(Guest review by Dani Chavez)
The Lumineers rocked the Greek Theatre for the first of two sold-out shows.
Opening up was Nathaniel Rateliff, a 5-piece indie folk rock group with Nathaniel Rateliff himself as the singer. Their music was mellow and seemed that it would have been better suited under the stars in rural Minnesota than as an opening act.
Next up was Dr. Dog, a band who looks like Grouplove but sounds like Walk the Moon. The voices of bass guitarist Toby Leaman and lead guitarist Scott McMicken awakened the crowd as they switched off every other song as lead singer. Aside from the obnoxious amount of Technicolor strobe lights and one members wearing sunglasses at night, Dr. Dog really brought life to the stage. Leaman and McMicken managed to keep the soul in songs like “Lonesome” and “The Truth” without getting stuck in the pop/rock trap that so many indie bands do.

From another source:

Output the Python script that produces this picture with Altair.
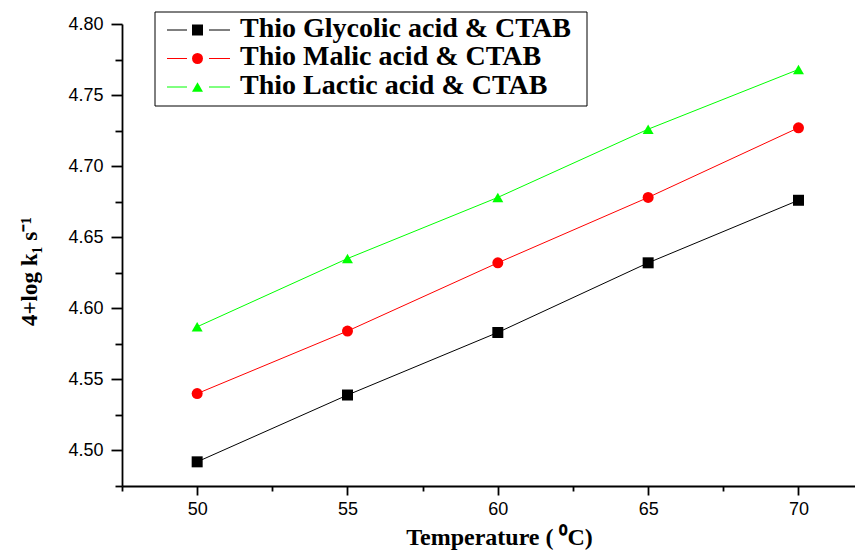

While it took them two hours to get to the stage and seven minutes of dramatic music to make their entrance, The Lumineers immediately raised the crowd from their seats as they opened with “Submarines.” Lead singer Wesley Schultz made his way from a piano on the side to the center with his guitar as they covered Bob Dylan’s “Subterranean Homesick Blues.”
A quarter into the show Schultz took to the microphone and had a little announcement for the crowd.
“We’re not used to playing places this big so we’re going to try and make it feel a little smaller and come out to you guys,” he said. Within seconds the band, drummer/percussionist Jeremiah Fraites and cello/vocalist Neyla Pekarek, picked up their instruments and made their way through the crowd, settling in a corner stage right in section B for the next two songs.
The Lumineers performed two new songs, one in which Pekarek and Shultz share an adorable duet, and closed with “Big Parade.” Their set was a perfect time of an hour and 45: enough time to get your folk on but not fall asleep to the soothing rhythms of “Slow it Down” and “Morning Song.”
Their sound was on point, they kept the crowd standing and they managed to pull off the overalls and fedora look. Would they do well in a Staples Center where the crowd is 23,000 people and the venue is a basketball arena? Probably not. But bands like The Lumineers are perfect for outside venues and are what the Greek Theatre was made for: good music and laidback nights.